To know why I feel this way, you need to know more about me. My name is Cole Pratt. I am 17 years old, I am on the Junior National Team, as well, this year I qualified for the National Swim Team. I won 13 gold medals at the Western Canadian Championships this summer, achieving personal best times in 6 events and I broke Canada’s 15 – 17 record in the 100m back earlier this year at the Canada swimming trials.
I don’t share this as a list of the things I am proud of. It’s the opposite. I don’t have something I am super proud of, yet, because I am still working towards my end goals. To get to the next level in my swimming career, I am very unlike a typical teenager. My schedule is very focused, purpose-driven. Here is a look at what my typical day looks like during the week:
5:00 am – Wake Up
5:15 am – Leave for the pool
5:40 am – Activate
6:00 – 8:00 am – Swim Practice
8:30 am – Walk to School
9:05 – 3:20pm – School
3:30 pm – Walk back to the pool (listen to motivational music & speeches)
4:00 – 5:30 pm – Swim Practice
5:45 – 6:30 pm – Dry-land Training
7:00 – 8:30 pm – Dinner, Homework, Bed
I am not 100% sure what my ultimate goal is, but I do know I want to go to the Olympics and win a medal for Canada. This year I want to get on the 2020 team for the Olympic Games in Tokyo and then 2024 is when I know I’ll have a fighting chance for a medal.
My hope in opening up about my experiences and my swimming career so far is that I can inspire young athletes to work harder. In the last few years, I have had kids come up to me and say that I inspire them, which means everything to me. Swimming is my love, my passion and it has inspired me, which is why I want to give back to this community that has done so much for me.
My career has been filled with many ups and downs; I know it isn’t always easy. I’ve had my fair share of setbacks. Last year for example was my most discouraging year inside and out of the pool. I broke my wrist early in the season, I sprained my knee during a training camp and was barely able to kick and or swim going into the summer. But I persevered, and at the end of the season meet, I was hungrier to get back into the sport. It translated into having an amazing season this year, which sets me up well for the Olympics next year.
My past experiences have made me tough as well as resilient. Plus both my parents have been a huge influence on my life. Both were competitive swimmers, so they know what it’s like. They infused in me that hard work would get you places if you set your mind to something. I would say that mindset and attitude is what sets me apart.
And just quickly, a word to al the other swimming parents. Try and never pressure your kids into performing well. I know a lot of my friends were good swimmers and then their parents would say, if you don’t get the best times, I will take your phone away for a week. My friends would then feel pressured into it and they stopped loving the sport. It became more of something they had to do, instead of something they wanted to do.

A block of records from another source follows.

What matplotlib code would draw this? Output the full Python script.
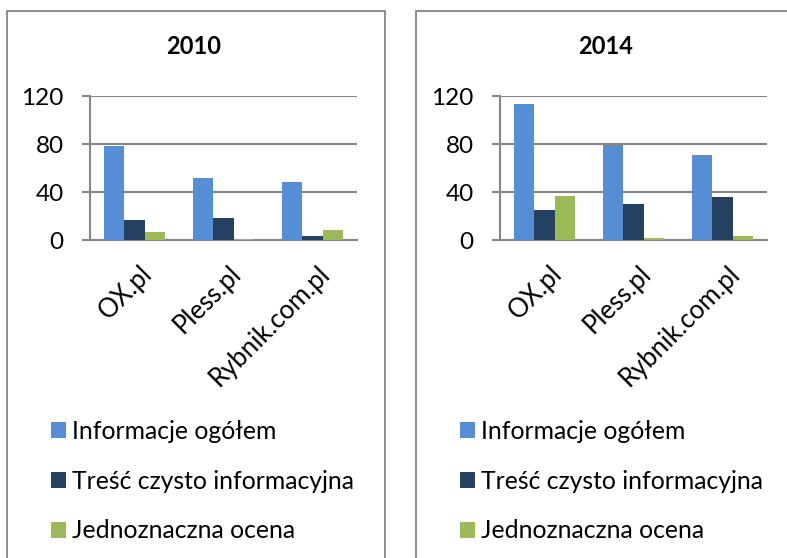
import numpy as np
import matplotlib.pyplot as plt
from matplotlib.patches import Rectangle
from matplotlib.transforms import ScaledTranslation

plt.rcParams['font.family'] = ['Lato', 'DejaVu Sans']

sites = ['OX.pl', 'Pless.pl', 'Rybnik.com.pl']
series = ['Informacje ogółem', 'Treść czysto informacyjna', 'Jednoznaczna ocena']
colors = ['#558ed5', '#254061', '#9bbb59']
years = ['2010', '2014']
v2010 = [[78, 52, 48], [17, 18, 3], [7, 0.7, 8]]
v2014 = [[113, 79, 71], [25, 30, 36], [37, 1.5, 3]]

W, H = 787, 558
fig = plt.figure(figsize=(W / 100, H / 100), dpi=100)

def px(x0, y0, x1, y1):
    # pixel box (top-left origin) -> figure fraction
    return [x0 / W, 1 - y1 / H, (x1 - x0) / W, (y1 - y0) / H]

grid_c = '#868686'
panels = [(7, 385, 90, 357, 194, v2010), (416, 800, 500, 767, 606, v2014)]

for (fx0, fx1, ax0, ax1, tx, vals), year in zip(panels, years):
    fig.add_artist(Rectangle((fx0 / W, -0.1), (fx1 - fx0) / W, (1 - 11 / H) + 0.1,
                             transform=fig.transFigure, fill=False,
                             edgecolor=grid_c, lw=1.3))
    fig.text(tx / W, 1 - 46 / H, year, ha='center', va='center',
             fontsize=17, fontweight='bold')

    ax = fig.add_axes(px(ax0, 96, ax1, 240))
    x = np.arange(len(sites))
    w = 0.225
    handles = []
    for i, (s, c) in enumerate(zip(series, colors)):
        b = ax.bar(x + (i - 1) * w, vals[i], w, color=c, label=s, zorder=3)
        handles.append(b)
    ax.set_xlim(-0.5, 2.5)
    ax.set_ylim(0, 120)
    ax.set_yticks([0, 40, 80, 120])
    ax.yaxis.grid(True, color=grid_c, lw=1.5, zorder=0)
    ax.tick_params(axis='y', length=6, width=1.5, color=grid_c, labelsize=17.5, pad=13)
    ax.tick_params(axis='x', length=0, labelsize=18.5, pad=15)
    ax.set_xticks(x)
    ax.set_xticklabels(sites, rotation=45, ha='right', va='top', rotation_mode='anchor')
    for lab in ax.get_xticklabels():
        lab.set_fontsize(18.5)
        lab.set_transform(lab.get_transform() + ScaledTranslation(0.05, 0, fig.dpi_scale_trans))
    for sp in ['top', 'right']:
        ax.spines[sp].set_visible(False)
    ax.spines['left'].set_color(grid_c)
    ax.spines['left'].set_linewidth(1.5)
    ax.spines['bottom'].set_color(grid_c)
    ax.spines['bottom'].set_linewidth(1.5)

    fig.legend(handles=handles, labels=series, loc='upper left',
               bbox_to_anchor=((fx0 + 44) / W, 1 - 420 / H), frameon=False,
               fontsize=17.8, handlelength=0.62, handleheight=0.62,
               handletextpad=0.24, labelspacing=1.08, borderpad=0,
               borderaxespad=0)

fig.savefig('out.png', dpi=100)
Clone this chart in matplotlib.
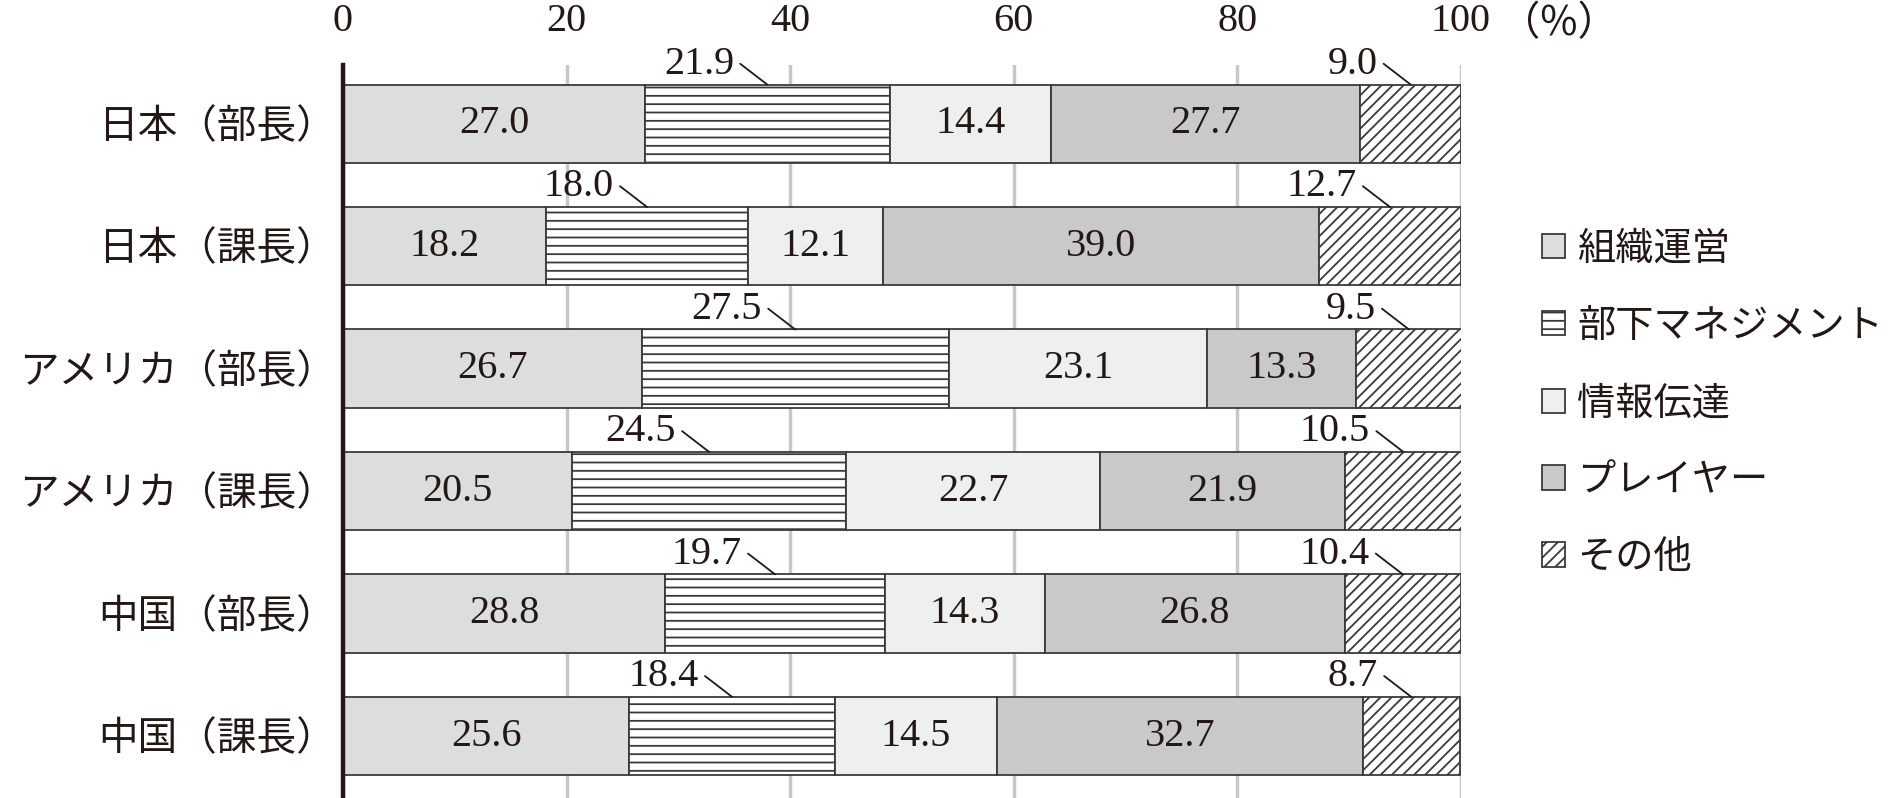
import matplotlib.pyplot as plt
from matplotlib.patches import Patch
import numpy as np

plt.rcParams['font.family'] = ['Liberation Serif', 'Noto Sans CJK JP']
plt.rcParams['hatch.color'] = '#333333'
plt.rcParams['hatch.linewidth'] = 1.3

groups = ['日本（部長）', '日本（課長）', 'アメリカ（部長）', 'アメリカ（課長）', '中国（部長）', '中国（課長）']
items = ['組織運営', '部下マネジメント', '情報伝達', 'プレイヤー', 'その他']

soshiki = [27.0, 18.2, 26.7, 20.5, 28.8, 25.6]
buka = [21.9, 18.0, 27.5, 24.5, 19.7, 18.4]
joho = [14.4, 12.1, 23.1, 22.7, 14.3, 14.5]
player = [27.7, 39.0, 13.3, 21.9, 26.8, 32.7]
sonota = [9.0, 12.7, 9.5, 10.5, 10.4, 8.7]

xticks = [0, 20, 40, 60, 80, 100]

series = [soshiki, buka, joho, player, sonota]
colors = ['#dcdddd', 'white', '#eeefef', '#c9c9c9', 'white']
hatches = [None, '--', None, None, '///']
inside = [True, False, True, True, False]
ink = '#231815'

fig = plt.figure(figsize=(18.93, 7.98), dpi=100)
ax = fig.add_axes([343 / 1893, 0, (1461 - 343) / 1893, 1 - 65 / 798])

y = np.arange(len(groups))
left = np.zeros(len(groups))
for vals, c, h, ins in zip(series, colors, hatches, inside):
    vals = np.array(vals)
    ax.barh(y, vals, left=left, height=0.64, color=c, hatch=h,
            edgecolor='#3a3a3a', linewidth=1.3, zorder=3)
    for i, v in enumerate(vals):
        cx = left[i] + v / 2
        if ins:
            ax.text(cx, y[i], f'{v:.1f}', ha='center', va='center',
                    fontsize=29, color=ink, zorder=4)
        else:
            # small values sit above the bar with a leader line
            top = y[i] - 0.32
            ax.annotate('', xy=(cx, top), xytext=(-19.5, 15),
                        textcoords='offset points',
                        arrowprops=dict(arrowstyle='-', color=ink, lw=1.3,
                                        shrinkA=0, shrinkB=0))
            ax.annotate(f'{v:.1f}', xy=(cx, top), xytext=(-24, 14.5),
                        textcoords='offset points', ha='right', va='center',
                        fontsize=29, color=ink)
    left += vals

ax.set_xlim(0, 100)
ax.set_ylim(5.506, -0.48)
ax.set_yticks(y)
ax.set_yticklabels(groups, fontsize=28.5, color=ink)
ax.xaxis.tick_top()
ax.set_xticks(xticks)
ax.set_xticklabels([str(t) for t in xticks], fontsize=29, color=ink)
ax.tick_params(axis='both', length=0)
ax.tick_params(axis='x', pad=18)
ax.tick_params(axis='y', pad=5)
fig.text(1500 / 1893, 1 - 24 / 798, '（%）', fontsize=29, ha='left', va='center',
         color=ink, family=['Noto Sans CJK JP'])

ax.grid(axis='x', color='#c8c8c8', linewidth=2.5, zorder=0)
for s in ['top', 'right', 'bottom']:
    ax.spines[s].set_visible(False)
ax.spines['left'].set_linewidth(3.2)
ax.spines['left'].set_color(ink)
ax.spines['left'].set_zorder(5)

handles = [Patch(facecolor=c, hatch=h, edgecolor='#3a3a3a', linewidth=1.3)
           for c, h in zip(colors, hatches)]
fig.legend(handles, items, loc='center left', bbox_to_anchor=(1542 / 1893, 1 - 404 / 798),
           frameon=False, fontsize=27.5, handlelength=0.6, handleheight=0.6,
           handletextpad=0.32, labelspacing=1.1, borderpad=0, borderaxespad=0,
           labelcolor=ink)

fig.savefig('out.png', dpi=100)
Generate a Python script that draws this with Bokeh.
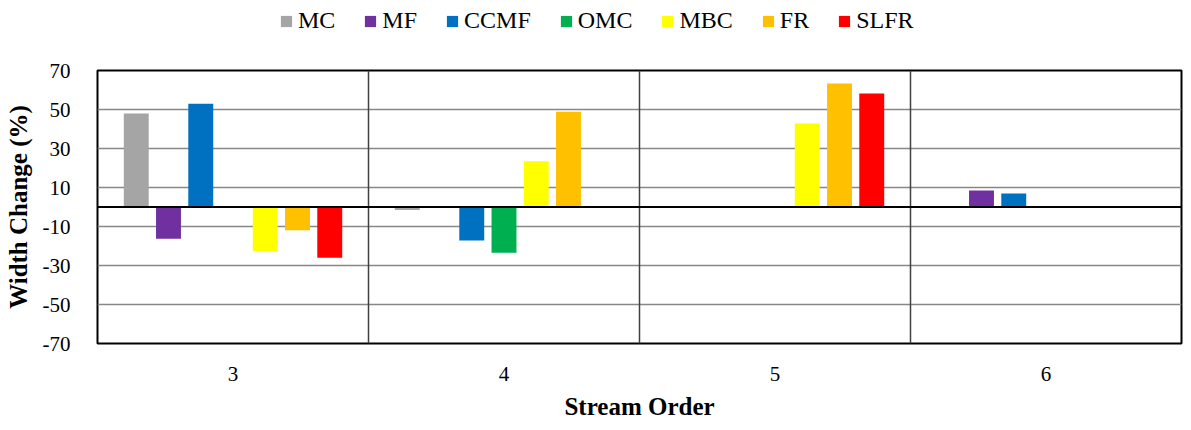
from bokeh.plotting import figure
from bokeh.layouts import column
from bokeh.models import FactorRange, FixedTicker, Span, Legend, LegendItem, ColumnDataSource
from bokeh.transform import dodge
from bokeh.embed import file_html
from bokeh.resources import INLINE

categories = ["3", "4", "5", "6"]
series = ["MC", "MF", "CCMF", "OMC", "MBC", "FR", "SLFR"]
colors = ["#A5A5A5", "#7030A0", "#0070C0", "#00B050", "#FFFF00", "#FFC000", "#FF0000"]

MC = [48.0, -1.5, 0.0, 0.0]
MF = [-16.3, 0.0, 0.0, 8.5]
CCMF = [53.0, -17.2, 0.0, 6.9]
OMC = [0.0, -23.5, 0.0, 0.0]
MBC = [-22.6, 23.5, 42.8, 0.0]
FR = [-11.9, 48.8, 63.3, 0.0]
SLFR = [-26.0, 0.0, 58.2, 0.0]
y_ticks = [-70, -50, -30, -10, 10, 30, 50, 70]
y_tick_labels = {t: str(t) for t in y_ticks}

FONT = "Liberation Serif"
W = 1183

data = {"cat": categories, "MC": MC, "MF": MF, "CCMF": CCMF, "OMC": OMC,
        "MBC": MBC, "FR": FR, "SLFR": SLFR}
src = ColumnDataSource(data)

# ---- legend strip ----
lg = figure(width=W, height=50, x_range=(0, 1), y_range=(0, 1),
            output_backend="svg", toolbar_location=None,
            x_axis_location=None, y_axis_location=None,
            min_border_left=0, min_border_right=0, min_border_top=0, min_border_bottom=0)
lg.grid.grid_line_color = None
lg.outline_line_color = None
items = []
for s, c in zip(series, colors):
    # off-screen proxy bar, only used to supply the legend swatch
    r = lg.vbar(x=[-5], top=[-5], bottom=[-6], width=0.1, fill_color=c, line_color=None)
    items.append(LegendItem(label=s, renderers=[r]))
legend = Legend(items=items, orientation="horizontal", location=(182, 16),
                label_text_font=FONT, label_text_font_size="24px",
                label_text_color="black",
                glyph_width=14, glyph_height=14, label_standoff=5, spacing=28,
                border_line_color=None, background_fill_alpha=0, padding=0, margin=0)
lg.add_layout(legend, "center")

# ---- main chart ----
p = figure(x_range=FactorRange(factors=categories, range_padding=0),
           y_range=(-70, 70), width=W, height=376,
           output_backend="svg", toolbar_location=None,
           min_border_left=97, min_border_right=2, min_border_top=20,
           min_border_bottom=83)

step = 0.119
bw = 0.092
for i, s in enumerate(series):
    p.vbar(x=dodge("cat", (i - 3) * step, range=p.x_range), top=s, bottom=0,
           width=bw, source=src, fill_color=colors[i], line_color=None)

p.xgrid.grid_line_color = None
p.yaxis.ticker = FixedTicker(ticks=y_ticks)
p.yaxis.major_label_overrides = y_tick_labels
p.ygrid.ticker = FixedTicker(ticks=y_ticks)
p.ygrid.grid_line_color = "#878787"
p.ygrid.grid_line_width = 1.6

for b in [1, 2, 3]:
    p.add_layout(Span(location=b, dimension="height", line_color="#404040", line_width=1.5))
p.add_layout(Span(location=0, dimension="width", line_color="black", line_width=1.8))

p.outline_line_color = "black"
p.outline_line_width = 2
p.outline_line_alpha = 1

for ax in (p.xaxis[0], p.yaxis[0]):
    ax.axis_line_color = None
    ax.major_tick_line_color = None
    ax.minor_tick_line_color = None
    ax.major_label_text_font = FONT
    ax.major_label_text_font_size = "21px"
    ax.major_label_text_color = "black"
    ax.axis_label_text_font = FONT
    ax.axis_label_text_font_style = "bold"
    ax.axis_label_text_font_size = "25px"
    ax.axis_label_text_color = "black"

p.xaxis.major_label_standoff = 17
p.xaxis.axis_label = "Stream Order"
p.xaxis.axis_label_standoff = 9
p.yaxis.major_label_standoff = 21
p.yaxis.axis_label = "Width Change (%)"
p.yaxis.axis_label_standoff = 8

layout = column(lg, p, spacing=0)
open("out.html", "w").write(file_html(layout, INLINE))
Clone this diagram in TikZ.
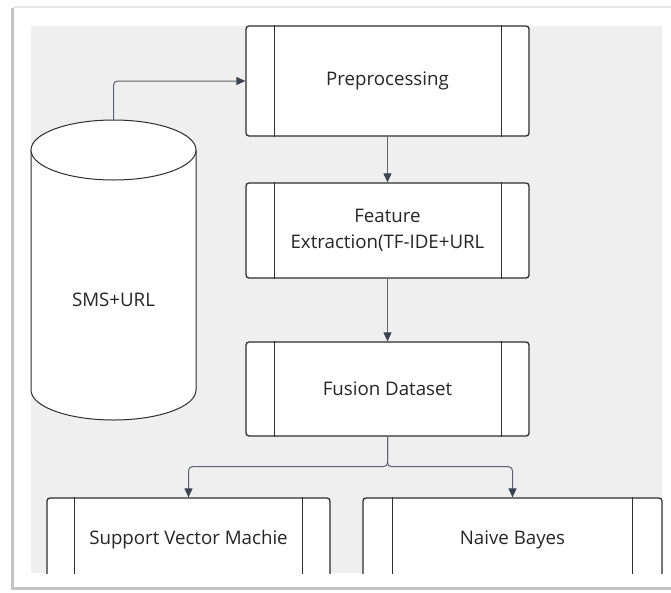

If young swimmers love what they do, listen to their coaches, try new things, learn, grow, and work hard, I truly believe they can and will progress in the sport. I am not doing anything special. I am going in, doing what’s asked of me and coming out with results. Then some kids go in, only do half the work and wonder why they’re not performing as well as they hoped.
Hard work always wins.
Oh, and if you see me at a swim meet? Don’t be afraid to come and say hello. I would love to hear your story and help you where ever you are along your swimming journey.